Pareciera que al salvadoreño siempre le ha gustado vivir con miedo. Desde que tengo memoria, siempre ha sido más conveniente dejar fluir el sufrimiento indiscriminado de otros que intervenir por el bien común de todos. Así se nos ha ido la vida, desde siempre, al grado que la indignación se ha vuelto un sentimiento cotidiano y poco esperanzador.

Estas palabras, más que promulgar mi triste historia, son un llamado para contrarrestar tanta indiferencia. No basta decir “NO” en Facebook. No basta celebrar un concierto para conmemorar la paz utópica que los políticos anhelan. Se necesita un reinicio de moralidad. Una educación igualitaria; conciencia de género y respeto por la vida humana, más allá de una constitución retrógrada e incapaz de brindar estabilidad emocional y social a una sociedad abrumada por las balas.

Antes de publicar esta columna, me preguntaron si estaba segura de compartir mi experiencia. Estoy segura de que no se puede vivir callada. Estoy segura de que nos están matando y que estoy cansada de escuchar historias de acoso laboral, de violaciones y que nadie haga algo al respecto. Prefiero alzar la voz y denunciar que tenemos un sistema judicial corrupto y poco alentador y que exigimos un proceso judicial justo y sin malversaciones.
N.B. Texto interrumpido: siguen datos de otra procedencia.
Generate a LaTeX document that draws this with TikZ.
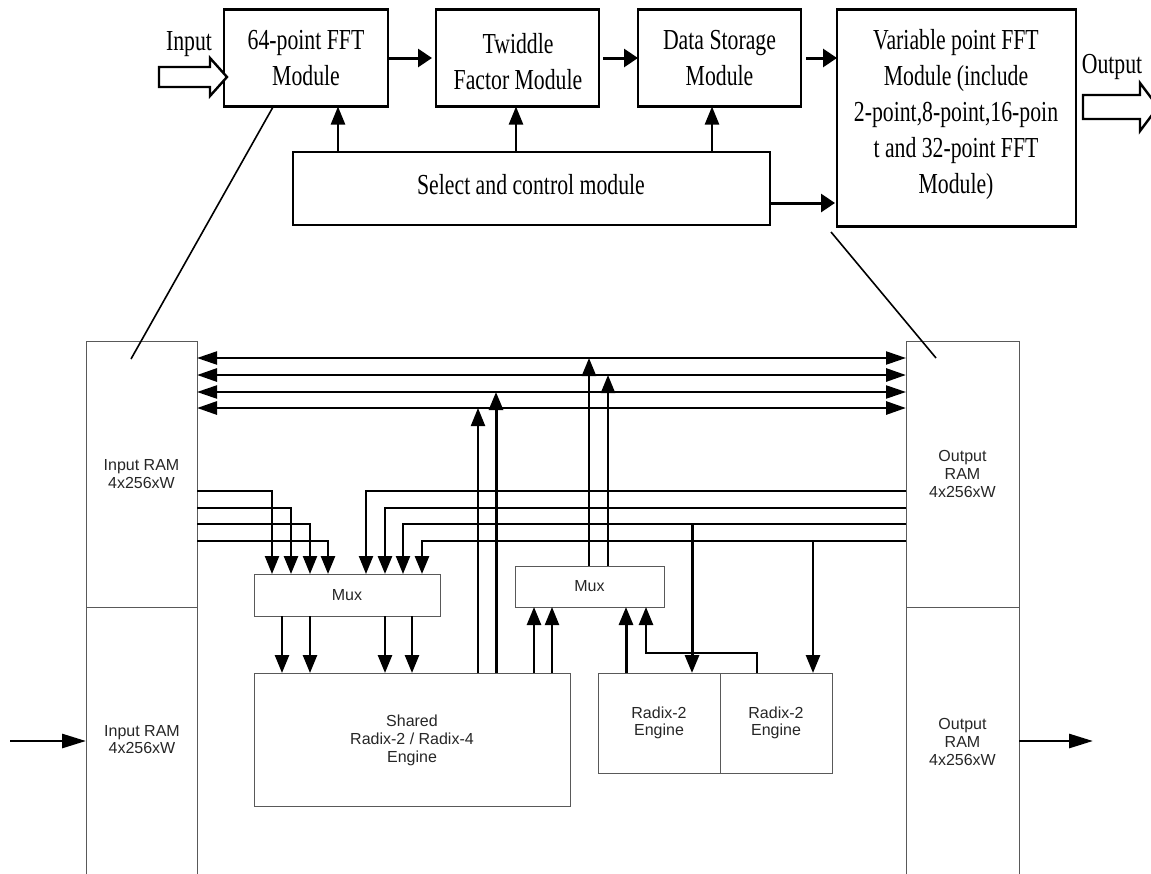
\documentclass[tikz,border=0pt]{standalone}
\usepackage{fontspec}
\usetikzlibrary{arrows.meta}
\newfontfamily\capfamily[FakeStretch=0.75]{Liberation Serif}
\newfontfamily\lowfamily{Liberation Sans}
\tikzset{
  modbox/.style={draw,line width=2.6pt,inner sep=0pt,outer sep=0pt,align=center,font=\capfamily\fontsize{29}{36}\selectfont},
  capt/.style={inner sep=0pt,align=center,font=\capfamily\fontsize{29}{36}\selectfont},
  lowbox/.style={draw=black!65,line width=1pt,inner sep=0pt,outer sep=0pt,align=center,text=black!85,font=\lowfamily\fontsize{16}{17.7}\selectfont},
  hop/.style={line width=3pt,-{Triangle[length=14pt,width=18pt]}},
  vup/.style={line width=2.4pt,-{Triangle[length=18pt,width=14pt]}},
  vin/.style={line width=#1,-{Triangle[length=18pt,width=14pt]}},
  bus/.style={line width=#1,{Triangle[length=20pt,width=13pt]}-{Triangle[length=20pt,width=13pt]}},
  ext/.style={line width=2.8pt,-{Triangle[length=24pt,width=14pt]}}
}
\begin{document}
\begin{tikzpicture}[x=1pt,y=-1pt]
\useasboundingbox (0,0) rectangle (1151,873);
% upper chain
\node[modbox,minimum width=164pt,minimum height=97pt] (fft) at (306,58) {64-point FFT\\Module};
\node[modbox,minimum width=163pt,minimum height=97pt] (twd) at (517.5,58) {};
\node[capt] (twdlab) at (518,62) {Twiddle\\Factor Module};
\node[modbox,minimum width=163pt,minimum height=97pt] (sto) at (719.5,58) {Data Storage\\Module};
\node[modbox,minimum width=239pt,minimum height=217pt] (var) at (956.5,118) {};
\node[capt] (varlab) at (956,115) {Variable point FFT\\Module (include\\2-point,8-point,16-poin\\t and 32-point FFT\\Module)};
\node[modbox,minimum width=477pt,minimum height=73pt] (sel) at (531.5,188.5) {};
\node[capt] (sellab) at (531,185) {Select and control module};
\node[capt] (inlab) at (189,44) {Input};
\node[capt] (outlab) at (1112,67) {Output};
\draw[line width=2.4pt,fill=white] (159,67) -- (210,67) -- (210,58) -- (227,77) -- (210,96) -- (210,87) -- (159,87) -- cycle;
\draw[line width=2.4pt,fill=white] (1083,95) -- (1140,95) -- (1140,83) -- (1158,107) -- (1140,131) -- (1140,119) -- (1083,119) -- cycle;
\draw[hop] (fft.east) -- +(44,0);
\draw[hop] (603,58) -- (twd.east -| sto.west);
\draw[hop] (sto.east) ++(5,0) -- (var.west |- sto.east);
\coordinate (ctla) at (338,0);
\coordinate (ctlb) at (516,0);
\coordinate (ctlc) at (712,0);
\coordinate (ctld) at (0,203);
\draw[vup] (sel.north -| ctla) -- (fft.south -| ctla);
\draw[vup] (sel.north -| ctlb) -- (twd.south -| ctlb);
\draw[vup] (sel.north -| ctlc) -- (sto.south -| ctlc);
\draw[hop,shorten >=2pt] (sel.east |- ctld) -- (var.west |- ctld);
% lower blocks
\node[lowbox,minimum width=111pt,minimum height=266pt] (inup) at (141.5,474) {Input RAM\\4x256xW};
\node[lowbox,minimum width=111pt,minimum height=270pt] (inlow) at (141.5,742) {};
\node[lowbox,draw=none] (inlowlab) at (142,739.5) {Input RAM\\4x256xW};
\node[lowbox,minimum width=113pt,minimum height=266pt] (outup) at (962.5,474) {Output\\RAM\\4x256xW};
\node[lowbox,minimum width=113pt,minimum height=270pt] (outlow) at (962.5,742) {Output\\RAM\\4x256xW};
\node[lowbox,minimum width=186pt,minimum height=42pt] (muxa) at (347,595) {Mux};
\node[lowbox,minimum width=149pt,minimum height=41pt] (muxb) at (589.5,586.5) {Mux};
\node[lowbox,minimum width=316pt,minimum height=133pt] (shr) at (412,739.5) {};
\node[lowbox,draw=none] (shrlab) at (412,740.5) {Shared\\Radix-2 / Radix-4\\Engine};
\node[lowbox,minimum width=122pt,minimum height=100pt] (rada) at (659,723) {Radix-2\\Engine};
\node[lowbox,minimum width=112pt,minimum height=100pt] (radb) at (776,723) {Radix-2\\Engine};
% zoom lines
\draw[line width=1.6pt] (273,107) -- (131,359);
\draw[line width=1.6pt] (831,232) -- (936,358);
% buses
\coordinate (busa) at (0,358);
\coordinate (busb) at (0,375);
\coordinate (busc) at (0,392);
\coordinate (busd) at (0,408);
\draw[bus=2.2pt] (inup.east |- busa) -- (outup.west |- busa);
\draw[bus=2.9pt] (inup.east |- busb) -- (outup.west |- busb);
\draw[bus=2.2pt] (inup.east |- busc) -- (outup.west |- busc);
\draw[bus=2.9pt] (inup.east |- busd) -- (outup.west |- busd);
% ram lanes
\coordinate (rama) at (0,491);
\coordinate (ramb) at (0,508);
\coordinate (ramc) at (0,524);
\coordinate (ramd) at (0,541);
\coordinate (ia) at (272,0);
\coordinate (ib) at (291,0);
\coordinate (ic) at (310,0);
\coordinate (id) at (328,0);
\coordinate (ie) at (366,0);
\coordinate (if) at (385,0);
\coordinate (ig) at (403,0);
\coordinate (ih) at (422,0);
\draw[vin=2.2pt] (inup.east |- rama) -| (muxa.north -| ia);
\draw[vin=2.6pt] (inup.east |- ramb) -| (muxa.north -| ib);
\draw[vin=2.2pt] (inup.east |- ramc) -| (muxa.north -| ic);
\draw[vin=2.6pt] (inup.east |- ramd) -| (muxa.north -| id);
\draw[vin=2.2pt] (outup.west |- rama) -| (muxa.north -| ie);
\draw[vin=2.9pt] (outup.west |- ramb) -| (muxa.north -| if);
\draw[vin=2.2pt] (outup.west |- ramc) -| (muxa.north -| ig);
\draw[vin=2.9pt] (outup.west |- ramd) -| (muxa.north -| ih);
% mux to engine
\coordinate (oa) at (282,0);
\coordinate (ob) at (310,0);
\coordinate (oc) at (385,0);
\coordinate (od) at (412,0);
\draw[vin=2.6pt] (muxa.south -| oa) -- (shr.north -| oa);
\draw[vin=2.6pt] (muxa.south -| ob) -- (shr.north -| ob);
\draw[vin=2.6pt] (muxa.south -| oc) -- (shr.north -| oc);
\draw[vin=2.6pt] (muxa.south -| od) -- (shr.north -| od);
% back to buses
\coordinate (ua) at (478,0);
\coordinate (ub) at (496,0);
\coordinate (uc) at (589,0);
\coordinate (ud) at (608,0);
\draw[vin=2.2pt] (shr.north -| ua) -- (ua |- busd);
\draw[vin=3pt] (shr.north -| ub) -- (ub |- busc);
\draw[vin=2.6pt] (muxb.north -| uc) -- (uc |- busa);
\draw[vin=2.4pt] (muxb.north -| ud) -- (ud |- busb);
% into second mux
\coordinate (ma) at (534,0);
\coordinate (mb) at (552,0);
\coordinate (mc) at (626,0);
\coordinate (md) at (646,0);
\coordinate (me) at (757,653);
\draw[vin=2.6pt] (shr.north -| ma) -- (muxb.south -| ma);
\draw[vin=2.2pt] (shr.north -| mb) -- (muxb.south -| mb);
\draw[vin=3pt] (rada.north -| mc) -- (muxb.south -| mc);
\draw[vin=2.6pt] (radb.north -| me) -- (me) -| (muxb.south -| md);
% radix inputs
\coordinate (ra) at (692,0);
\coordinate (rb) at (813,0);
\draw[vin=3pt] (ra |- ramc) -- (rada.north -| ra);
\draw[vin=2.6pt] (rb |- ramd) -- (radb.north -| rb);
% outside
\coordinate (extl) at (10,741);
\coordinate (extr) at (1093,741);
\draw[ext] (extl) -- (inlow.west |- extl);
\draw[ext] (outlow.east |- extr) -- (extr);
\end{tikzpicture}
\end{document}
En el caso mediático de la actualidad, no importa si fue con consentimiento de la menor. Se necesita juzgar las acciones del agresor, de una vez por todas. Soy una de cientos de mujeres que día a día arriesgamos la vida debido a la posibilidad de encontrarnos con un pedófilo suelto en la calle o un sinvergüenza sin escrúpulos ni tapujos. Estoy cansada de que nosotras tengamos la culpa y no pienso quedarme callada. No otra vez.